| Exam Board | OCR |
|---|---|
| Module | Further Additional Pure (Further Additional Pure) |
| Year | 2017 |
| Session | Specimen |
| Marks | 6 |
| Topic | Sequences and series, recurrence and convergence |
| Type | Recurrence relation solving for closed form |
| Difficulty | Challenging +1.2 This is a Further Maths question on second-order linear recurrence relations with repeated roots (characteristic equation gives r=2 twice). Part (i) requires standard technique of finding the general solution u_n = (A + Bn)2^n and applying initial conditions. Part (ii) is straightforward once the closed form is found, as it's clear that (1-n)2^n is always an integer.

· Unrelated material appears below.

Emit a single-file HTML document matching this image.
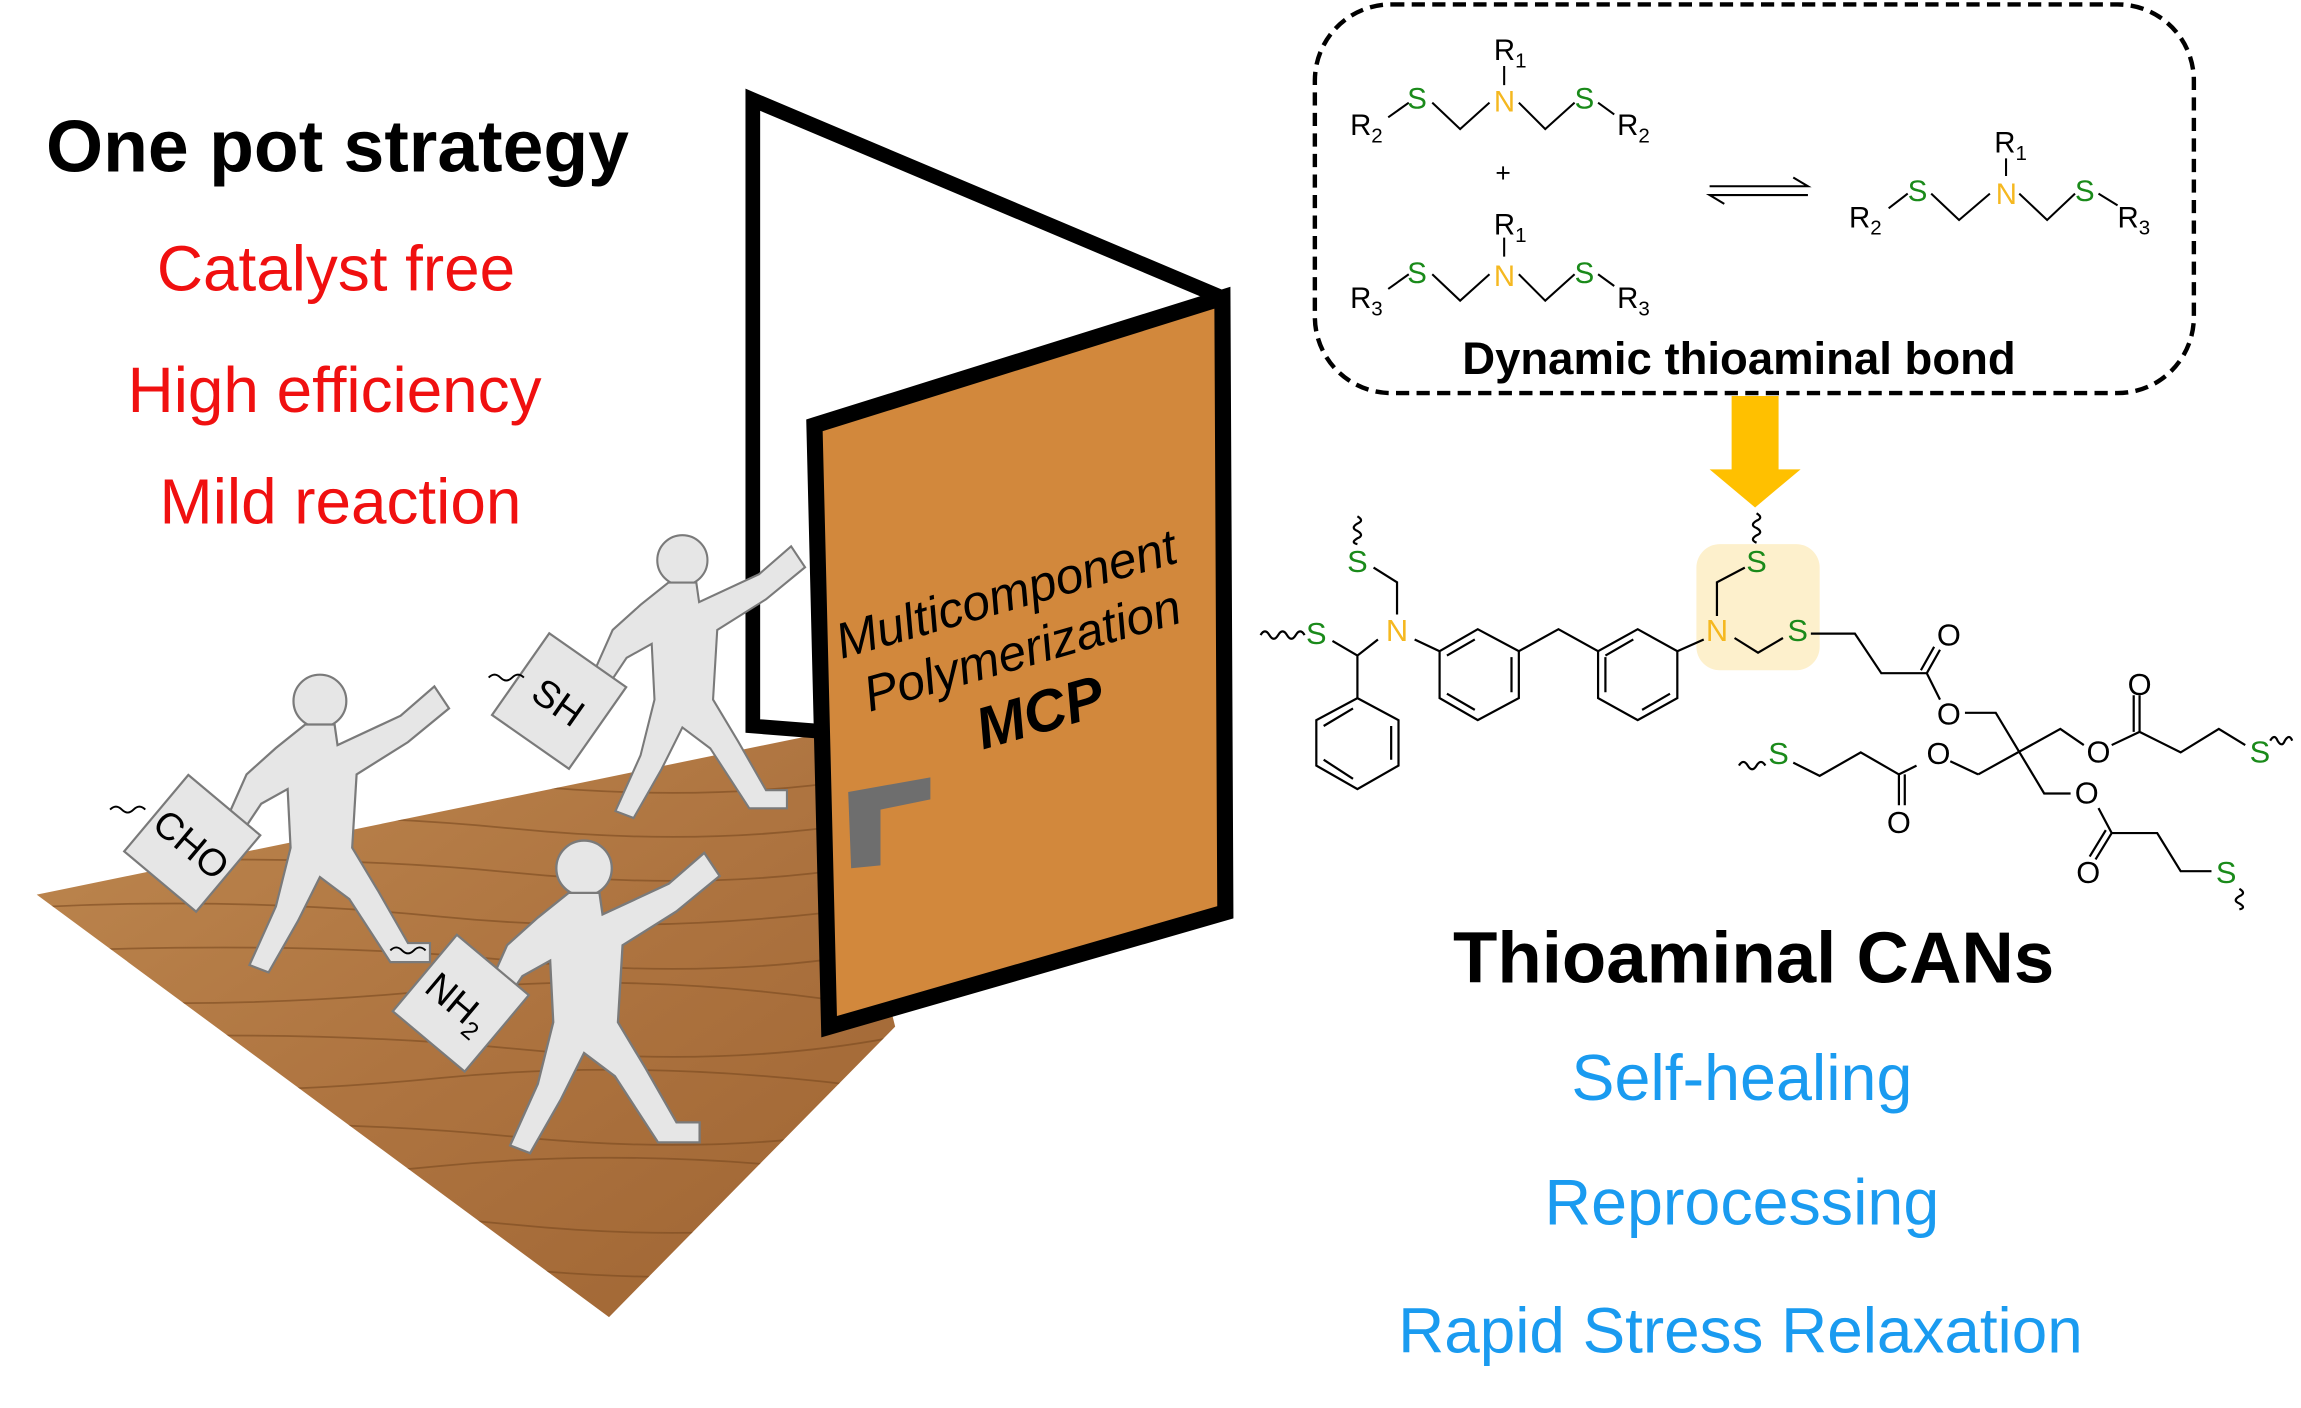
<!DOCTYPE html>
<html><head><meta charset="utf-8"><style>
html,body{margin:0;padding:0;background:#fff;}
svg{display:block;}
text{font-family:"Liberation Sans",sans-serif;}
</style></head><body>
<svg width="2301" height="1408" viewBox="0 0 1568 960" preserveAspectRatio="none" xmlns="http://www.w3.org/2000/svg">
<defs>
<linearGradient id="wood" x1="0" y1="0" x2="1" y2="1">
<stop offset="0" stop-color="#BE8850"/><stop offset="0.5" stop-color="#AE7440"/><stop offset="1" stop-color="#9E6432"/>
</linearGradient>
<clipPath id="floorclip"><polygon points="25,610 560,500 610,700 415,898"/></clipPath>
<g id="fig">
<circle cx="0" cy="0" r="18" fill="#E6E6E6" stroke="#7a7a7a" stroke-width="1.5"/>
<path d="M -10 16 L 10 16 L 12 30 L 55 10 L 78 -10 L 88 5 L 60 28 L 25 50 L 22 100 L 40 130 L 60 165 L 75 165 L 75 178 L 48 178 L 20 135 L 0 120 L -15 150 L -35 185 L -48 180 L -30 140 L -20 100 L -22 60 L -40 70 L -60 100 L -70 95 L -50 50 L -30 32 Z" fill="#E6E6E6" stroke="#7a7a7a" stroke-width="1.5"/>
</g>
</defs>

<text x="230" y="117" font-size="50" font-weight="bold" text-anchor="middle" fill="#000">One pot strategy</text>
<text x="229" y="198" font-size="43.5" text-anchor="middle" fill="#F01010">Catalyst free</text>
<text x="228" y="281" font-size="43.5" text-anchor="middle" fill="#F01010">High efficiency</text>
<text x="232" y="357" font-size="43.5" text-anchor="middle" fill="#F01010">Mild reaction</text>

<polygon points="25,610 560,500 610,700 415,898" fill="url(#wood)"/>
<g clip-path="url(#floorclip)" stroke="#7a4a20" stroke-width="1.2" fill="none" opacity="0.6">
<path d="M0 620 Q150 610 300 625 T620 615"/><path d="M0 650 Q200 640 350 655 T620 645"/>
<path d="M0 680 Q150 690 300 675 T620 690"/><path d="M0 710 Q200 700 350 715 T620 705"/>
<path d="M0 740 Q150 750 300 735 T620 745"/><path d="M0 770 Q200 760 350 775 T620 765"/>
<path d="M0 800 Q150 810 300 795 T620 805"/><path d="M0 830 Q200 820 350 835 T620 825"/>
<path d="M0 590 Q200 580 350 595 T620 585"/><path d="M0 560 Q200 550 350 565 T620 555"/>
<path d="M0 530 Q200 520 350 535 T620 525"/><path d="M0 860 Q200 850 350 865 T620 855"/>
</g>

<polygon points="513,68 833,203 833,520 513,495" fill="#fff" stroke="#000" stroke-width="10" stroke-linejoin="miter"/>
<polygon points="555,290 833,203 835,622 565,700" fill="#D2883C" stroke="#000" stroke-width="11" stroke-linejoin="miter"/>
<polygon points="578,540 634,530 634,545 600,552 600,590 580,592" fill="#6e6e6e"/>
<g transform="translate(697,445) rotate(-16)" text-anchor="middle" fill="#000">
<text x="0" y="-30" font-size="34" font-family="DejaVu Sans, sans-serif" font-style="oblique">Multicomponent</text>
<text x="0" y="10" font-size="34" font-family="DejaVu Sans, sans-serif" font-style="oblique">Polymerization</text>
<text x="0" y="56" font-size="40" font-weight="bold" font-style="oblique" font-family="DejaVu Sans, sans-serif">MCP</text>
</g>

<use href="#fig" x="218" y="478"/>
<use href="#fig" transform="translate(465,382) scale(0.95)"/>
<use href="#fig" transform="translate(398,592) scale(1.05)"/>

<g transform="translate(131,575) rotate(40)">
<rect x="-32" y="-34" width="64" height="68" fill="#E6E6E6" stroke="#7a7a7a" stroke-width="1.5"/>
<text x="0" y="10" font-size="26" text-anchor="middle">CHO</text></g>
<path d="M75 552 q4 -4 8 0 q4 4 8 0 q4 -4 8 0" stroke="#000" fill="none" stroke-width="1.3"/>
<g transform="translate(381,478) rotate(35)">
<rect x="-32" y="-34" width="64" height="68" fill="#E6E6E6" stroke="#7a7a7a" stroke-width="1.5"/>
<text x="0" y="10" font-size="26" text-anchor="middle">SH</text></g>
<path d="M333 462 q4 -4 8 0 q4 4 8 0 q4 -4 8 0" stroke="#000" fill="none" stroke-width="1.3"/>
<g transform="translate(314,684) rotate(40)">
<rect x="-32" y="-34" width="64" height="68" fill="#E6E6E6" stroke="#7a7a7a" stroke-width="1.5"/>
<text x="-2" y="10" font-size="26" text-anchor="middle">NH<tspan font-size="17" dy="6">2</tspan></text></g>
<path d="M266 648 q4 -4 8 0 q4 4 8 0 q4 -4 8 0" stroke="#000" fill="none" stroke-width="1.3"/>

<rect x="896" y="3" width="599" height="265" rx="52" fill="none" stroke="#000" stroke-width="3" stroke-dasharray="9,5"/>
<g font-size="20" fill="#000">
<g stroke="#000" fill="none" stroke-width="1.4">
<path d="M946 80 L960 70 M976 70 L995 88 L1015 70 M1035 70 L1053 88 L1073 70 M1089 70 L1100 78 M1025 45 L1025 58"/>
<path d="M946 197 L960 187 M976 187 L995 205 L1015 187 M1035 187 L1053 205 L1073 187 M1089 187 L1100 195 M1025 162 L1025 175"/>
<path d="M1287 142 L1300 132 M1316 132 L1335 150 L1356 132 M1376 132 L1395 150 L1414 132 M1430 132 L1443 140 M1367 108 L1367 120"/>
<path d="M1165 127 L1232 127 L1222 121 M1232 133 L1165 133 L1175 139"/>
</g>
<text x="1018" y="41">R<tspan font-size="14" dy="5">1</tspan></text>
<text x="959" y="74" fill="#1a8a1a">S</text><text x="1018" y="76" fill="#F5B820">N</text><text x="1073" y="74" fill="#1a8a1a">S</text>
<text x="920" y="92">R<tspan font-size="14" dy="5">2</tspan></text><text x="1102" y="92">R<tspan font-size="14" dy="5">2</tspan></text>
<text x="1019" y="124" font-size="18">+</text>
<text x="1018" y="160">R<tspan font-size="14" dy="5">1</tspan></text>
<text x="959" y="193" fill="#1a8a1a">S</text><text x="1018" y="195" fill="#F5B820">N</text><text x="1073" y="193" fill="#1a8a1a">S</text>
<text x="920" y="210">R<tspan font-size="14" dy="5">3</tspan></text><text x="1102" y="210">R<tspan font-size="14" dy="5">3</tspan></text>
<text x="1359" y="104">R<tspan font-size="14" dy="5">1</tspan></text>
<text x="1300" y="137" fill="#1a8a1a">S</text><text x="1360" y="139" fill="#F5B820">N</text><text x="1414" y="137" fill="#1a8a1a">S</text>
<text x="1260" y="155">R<tspan font-size="14" dy="5">2</tspan></text><text x="1443" y="155">R<tspan font-size="14" dy="5">3</tspan></text>
</g>
<text x="1185" y="255" font-size="31" font-weight="bold" text-anchor="middle">Dynamic thioaminal bond</text>

<polygon points="1180,270 1212,270 1212,320 1227,320 1196,346 1165,320 1180,320" fill="#FFC000"/>

<rect x="1156" y="371" width="84" height="86" rx="16" fill="#FDF0CC"/>
<g stroke="#000" fill="none" stroke-width="1.5">
<path d="M859 433 q3 -5 6 0 q3 5 6 0 q3 -5 6 0 q3 5 6 0 q3 -5 6 0"/>
<path d="M925 352 q5 3 0 5 q-5 3 0 5 q5 3 0 5 q-5 3 0 4"/>
<path d="M1197 350 q5 3 0 5 q-5 3 0 5 q5 3 0 5 q-5 3 0 5"/>
<path d="M908 437 L925 447 L939 436 M925 447 L925 476 M952 419 L952 397 L936 387 M964 436 L981 444"/>
<path d="M925 476 L953 491 L953 522 L925 538 L897 522 L897 491 Z M948 495 L948 518 M902 495 L922 483 M902 518 L922 531"/>
<path d="M981 444 L1007 429 L1035 444 L1035 476 L1007 491 L981 476 Z M986 447 L1005 436 M1030 448 L1030 472 M986 473 L1005 484"/>
<path d="M1035 444 L1062 429 L1089 444"/>
<path d="M1089 444 L1116 429 L1143 444 L1143 476 L1116 491 L1089 476 Z M1094 447 L1113 436 M1094 448 L1094 472 M1119 484 L1138 473"/>
<path d="M1143 444 L1161 436 M1170 420 L1170 397 L1189 387 M1182 435 L1198 445 L1215 435"/>
<path d="M1234 432 L1264 432 L1282 459 L1313 459 L1322 477 M1313 459 L1322 443 M1309 457 L1318 441"/>
<path d="M1339 486 L1360 486 L1393 541 L1411 541"/>
<path d="M1430 551 L1439 568 L1470 568 L1486 594 L1507 594 M1439 568 L1428 586 M1435 566 L1424 584"/>
<path d="M1348 528 L1404 497 L1420 508 M1439 508 L1458 499 L1486 513 L1512 497 L1530 508 M1458 499 L1458 474 M1454 499 L1454 474"/>
<path d="M1348 528 L1329 519 M1306 522 L1294 528 L1268 513 L1240 529 L1222 520 M1294 528 L1294 549 M1298 528 L1298 549"/>
<path d="M1203 522 q-3 -5 -6 0 q-3 5 -6 0 q-3 -5 -6 0 M1547 505 q3 -5 5 0 q3 5 5 0 q3 -5 5 0 M1526 606 q5 3 0 5 q-5 3 0 5 q5 3 0 4"/>
</g>
<g font-size="21" text-anchor="middle">
<text x="897" y="439" fill="#1a8a1a">S</text>
<text x="925" y="390" fill="#1a8a1a">S</text>
<text x="952" y="437" fill="#F5B820">N</text>
<text x="1170" y="437" fill="#F5B820">N</text>
<text x="1197" y="390" fill="#1a8a1a">S</text>
<text x="1225" y="437" fill="#1a8a1a">S</text>
<text x="1328" y="440">O</text>
<text x="1328" y="494">O</text>
<text x="1321" y="521">O</text>
<text x="1430" y="520">O</text>
<text x="1458" y="474">O</text>
<text x="1422" y="548">O</text>
<text x="1294" y="568">O</text>
<text x="1423" y="602">O</text>
<text x="1212" y="521" fill="#1a8a1a">S</text>
<text x="1540" y="520" fill="#1a8a1a">S</text>
<text x="1517" y="602" fill="#1a8a1a">S</text>
</g>

<text x="1195" y="670" font-size="49.5" font-weight="bold" text-anchor="middle">Thioaminal CANs</text>
<text x="1187" y="750" font-size="44" text-anchor="middle" fill="#1A9BF0">Self-healing</text>
<text x="1187" y="835" font-size="44" text-anchor="middle" fill="#1A9BF0">Reprocessing</text>
<text x="1186" y="922" font-size="43.5" text-anchor="middle" fill="#1A9BF0">Rapid Stress Relaxation</text>
</svg>
</body></html>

While this is beyond standard A-level, it's a routine application of Further Maths techniques with no novel insight required. |
| Spec | 8.01g Second-order recurrence: solve with distinct, repeated, or complex roots |
\begin{enumerate}[label=(\roman*)]
\item Solve the recurrence relation $u_{n+2} = 4u_{n+1} - 4u_n$ for $n \geq 0$, given that $u_0 = 1$ and $u_1 = 1$. [4]
\item Show that each term of the sequence $\{u_n\}$ is an integer. [2]
\end{enumerate}
\hfill \mbox{\textit{OCR Further Additional Pure 2017 Q4 [6]}}